■ **Requirement**:
Copy exactly, and only, the lines starting at the line with "Give me the" and ending at the line with "var yTicks = [20, 25, 30, 35, 40, 45, 50, 55];". Leave every picture out of the copy.

■ **Supplied material**:
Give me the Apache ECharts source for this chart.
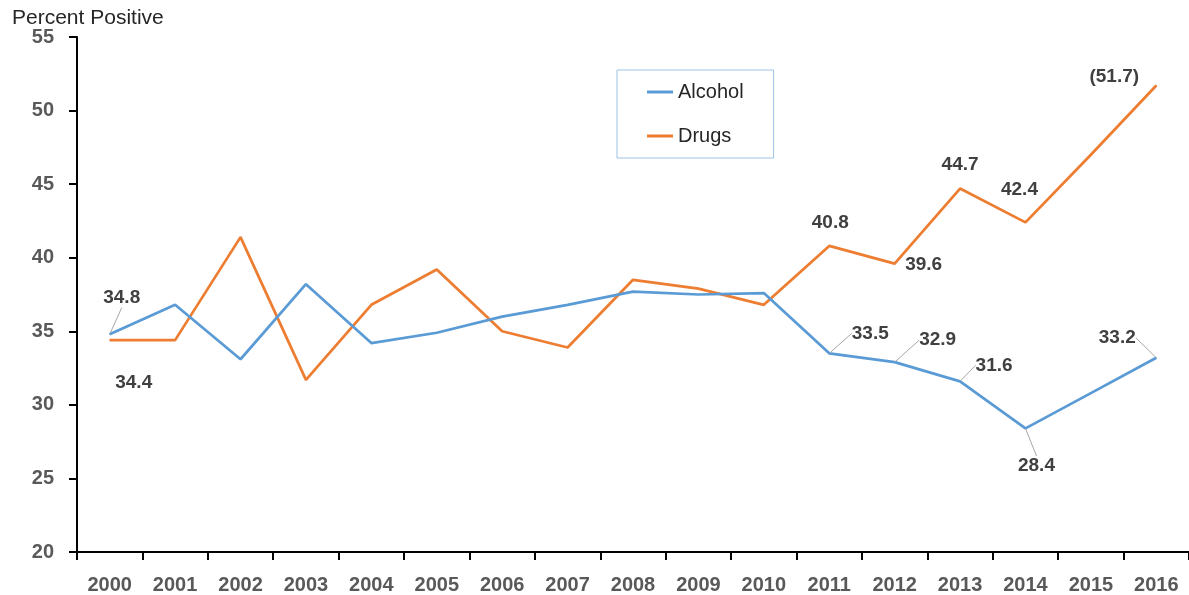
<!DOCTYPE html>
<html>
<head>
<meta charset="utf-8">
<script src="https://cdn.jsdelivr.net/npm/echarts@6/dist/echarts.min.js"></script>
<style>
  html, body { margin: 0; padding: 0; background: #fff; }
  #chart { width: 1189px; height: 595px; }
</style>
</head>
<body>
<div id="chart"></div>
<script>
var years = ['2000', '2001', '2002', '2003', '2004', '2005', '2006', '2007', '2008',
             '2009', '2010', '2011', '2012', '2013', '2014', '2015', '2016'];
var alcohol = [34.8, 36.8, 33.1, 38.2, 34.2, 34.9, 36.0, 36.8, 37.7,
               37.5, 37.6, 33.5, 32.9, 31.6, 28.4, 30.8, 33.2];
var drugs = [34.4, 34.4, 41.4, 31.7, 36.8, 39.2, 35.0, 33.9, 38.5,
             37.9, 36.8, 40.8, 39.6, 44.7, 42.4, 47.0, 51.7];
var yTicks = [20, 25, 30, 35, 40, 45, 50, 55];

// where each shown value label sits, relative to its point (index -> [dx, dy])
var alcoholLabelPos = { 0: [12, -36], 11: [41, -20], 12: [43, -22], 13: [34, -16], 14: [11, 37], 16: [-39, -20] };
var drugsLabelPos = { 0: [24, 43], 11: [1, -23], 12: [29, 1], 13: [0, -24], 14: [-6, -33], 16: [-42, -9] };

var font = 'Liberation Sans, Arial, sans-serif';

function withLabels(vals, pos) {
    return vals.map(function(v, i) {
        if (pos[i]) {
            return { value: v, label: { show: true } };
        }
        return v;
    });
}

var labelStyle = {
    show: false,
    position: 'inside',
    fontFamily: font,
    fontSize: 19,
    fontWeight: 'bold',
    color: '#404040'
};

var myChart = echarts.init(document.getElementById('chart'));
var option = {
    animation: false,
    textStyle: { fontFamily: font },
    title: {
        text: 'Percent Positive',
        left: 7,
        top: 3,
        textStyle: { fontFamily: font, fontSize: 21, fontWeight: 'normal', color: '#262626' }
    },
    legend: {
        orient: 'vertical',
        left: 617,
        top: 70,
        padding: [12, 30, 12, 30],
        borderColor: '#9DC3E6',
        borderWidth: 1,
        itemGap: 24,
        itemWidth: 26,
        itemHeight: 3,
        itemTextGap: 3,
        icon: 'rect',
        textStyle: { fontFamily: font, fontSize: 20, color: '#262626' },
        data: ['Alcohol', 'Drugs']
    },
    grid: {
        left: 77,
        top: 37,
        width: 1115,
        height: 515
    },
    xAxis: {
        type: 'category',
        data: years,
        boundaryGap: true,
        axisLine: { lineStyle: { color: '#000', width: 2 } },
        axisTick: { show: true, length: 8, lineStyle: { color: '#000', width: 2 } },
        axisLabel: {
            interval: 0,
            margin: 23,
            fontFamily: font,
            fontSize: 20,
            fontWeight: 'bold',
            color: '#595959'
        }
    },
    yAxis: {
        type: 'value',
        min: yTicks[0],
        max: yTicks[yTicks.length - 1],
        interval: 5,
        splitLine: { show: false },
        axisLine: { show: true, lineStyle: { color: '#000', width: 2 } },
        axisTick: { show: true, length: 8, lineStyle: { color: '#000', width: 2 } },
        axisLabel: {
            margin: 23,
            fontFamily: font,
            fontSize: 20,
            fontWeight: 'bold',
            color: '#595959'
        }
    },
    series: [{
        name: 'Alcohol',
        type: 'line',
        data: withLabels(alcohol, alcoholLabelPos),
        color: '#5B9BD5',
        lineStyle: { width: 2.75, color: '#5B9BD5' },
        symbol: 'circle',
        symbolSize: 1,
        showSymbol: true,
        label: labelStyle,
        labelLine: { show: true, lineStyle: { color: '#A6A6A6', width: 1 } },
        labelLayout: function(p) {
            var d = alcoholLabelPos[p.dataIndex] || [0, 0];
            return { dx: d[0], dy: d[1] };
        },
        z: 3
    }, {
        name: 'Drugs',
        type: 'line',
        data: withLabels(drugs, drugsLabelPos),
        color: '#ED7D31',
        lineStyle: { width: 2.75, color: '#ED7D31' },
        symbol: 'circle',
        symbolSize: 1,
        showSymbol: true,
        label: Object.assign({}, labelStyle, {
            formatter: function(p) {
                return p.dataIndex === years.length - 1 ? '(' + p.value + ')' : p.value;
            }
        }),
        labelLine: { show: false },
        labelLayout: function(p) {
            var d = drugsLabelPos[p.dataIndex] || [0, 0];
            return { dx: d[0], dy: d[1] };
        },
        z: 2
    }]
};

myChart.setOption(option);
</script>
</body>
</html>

==

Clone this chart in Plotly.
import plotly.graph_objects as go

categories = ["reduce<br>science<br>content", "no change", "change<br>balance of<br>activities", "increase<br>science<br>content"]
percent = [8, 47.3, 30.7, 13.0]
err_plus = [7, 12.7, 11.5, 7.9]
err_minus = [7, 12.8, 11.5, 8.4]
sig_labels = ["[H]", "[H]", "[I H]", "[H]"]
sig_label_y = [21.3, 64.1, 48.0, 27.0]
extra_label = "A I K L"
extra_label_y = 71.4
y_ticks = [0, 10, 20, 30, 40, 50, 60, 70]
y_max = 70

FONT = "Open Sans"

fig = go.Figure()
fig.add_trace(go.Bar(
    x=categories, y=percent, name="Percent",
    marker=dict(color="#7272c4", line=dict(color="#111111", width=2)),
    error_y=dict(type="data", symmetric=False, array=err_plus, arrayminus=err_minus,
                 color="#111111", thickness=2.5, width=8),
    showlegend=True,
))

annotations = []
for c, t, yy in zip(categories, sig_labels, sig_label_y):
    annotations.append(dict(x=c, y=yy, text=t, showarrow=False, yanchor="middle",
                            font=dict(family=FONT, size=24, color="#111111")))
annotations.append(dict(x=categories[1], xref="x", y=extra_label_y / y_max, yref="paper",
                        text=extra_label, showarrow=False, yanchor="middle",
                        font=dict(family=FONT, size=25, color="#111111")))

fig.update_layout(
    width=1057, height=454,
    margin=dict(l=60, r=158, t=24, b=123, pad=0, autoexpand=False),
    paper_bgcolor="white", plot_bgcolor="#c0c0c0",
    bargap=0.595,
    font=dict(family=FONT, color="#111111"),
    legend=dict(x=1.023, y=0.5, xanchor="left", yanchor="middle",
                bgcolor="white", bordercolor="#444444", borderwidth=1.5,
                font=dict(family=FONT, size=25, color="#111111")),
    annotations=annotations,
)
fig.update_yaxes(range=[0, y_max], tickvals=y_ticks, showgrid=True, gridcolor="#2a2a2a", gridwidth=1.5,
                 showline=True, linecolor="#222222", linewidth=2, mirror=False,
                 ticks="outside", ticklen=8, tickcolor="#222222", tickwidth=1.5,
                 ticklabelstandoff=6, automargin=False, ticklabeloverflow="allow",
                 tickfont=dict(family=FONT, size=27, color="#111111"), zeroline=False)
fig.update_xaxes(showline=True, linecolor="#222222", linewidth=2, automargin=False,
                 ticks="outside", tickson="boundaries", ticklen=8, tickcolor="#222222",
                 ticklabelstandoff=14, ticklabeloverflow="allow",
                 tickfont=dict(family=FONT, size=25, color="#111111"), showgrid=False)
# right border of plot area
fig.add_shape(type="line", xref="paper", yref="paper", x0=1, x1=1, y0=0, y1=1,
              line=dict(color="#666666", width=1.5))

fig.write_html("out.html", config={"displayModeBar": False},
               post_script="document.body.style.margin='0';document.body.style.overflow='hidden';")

■ **Written answer**:
Give me the Apache ECharts source for this chart.
<!DOCTYPE html>
<html>
<head>
<meta charset="utf-8">
<script src="https://cdn.jsdelivr.net/npm/echarts@6/dist/echarts.min.js"></script>
<style>
  html, body { margin: 0; padding: 0; background: #fff; }
  #chart { width: 1189px; height: 595px; }
</style>
</head>
<body>
<div id="chart"></div>
<script>
var years = ['2000', '2001', '2002', '2003', '2004', '2005', '2006', '2007', '2008',
             '2009', '2010', '2011', '2012', '2013', '2014', '2015', '2016'];
var alcohol = [34.8, 36.8, 33.1, 38.2, 34.2, 34.9, 36.0, 36.8, 37.7,
               37.5, 37.6, 33.5, 32.9, 31.6, 28.4, 30.8, 33.2];
var drugs = [34.4, 34.4, 41.4, 31.7, 36.8, 39.2, 35.0, 33.9, 38.5,
             37.9, 36.8, 40.8, 39.6, 44.7, 42.4, 47.0, 51.7];
var yTicks = [20, 25, 30, 35, 40, 45, 50, 55];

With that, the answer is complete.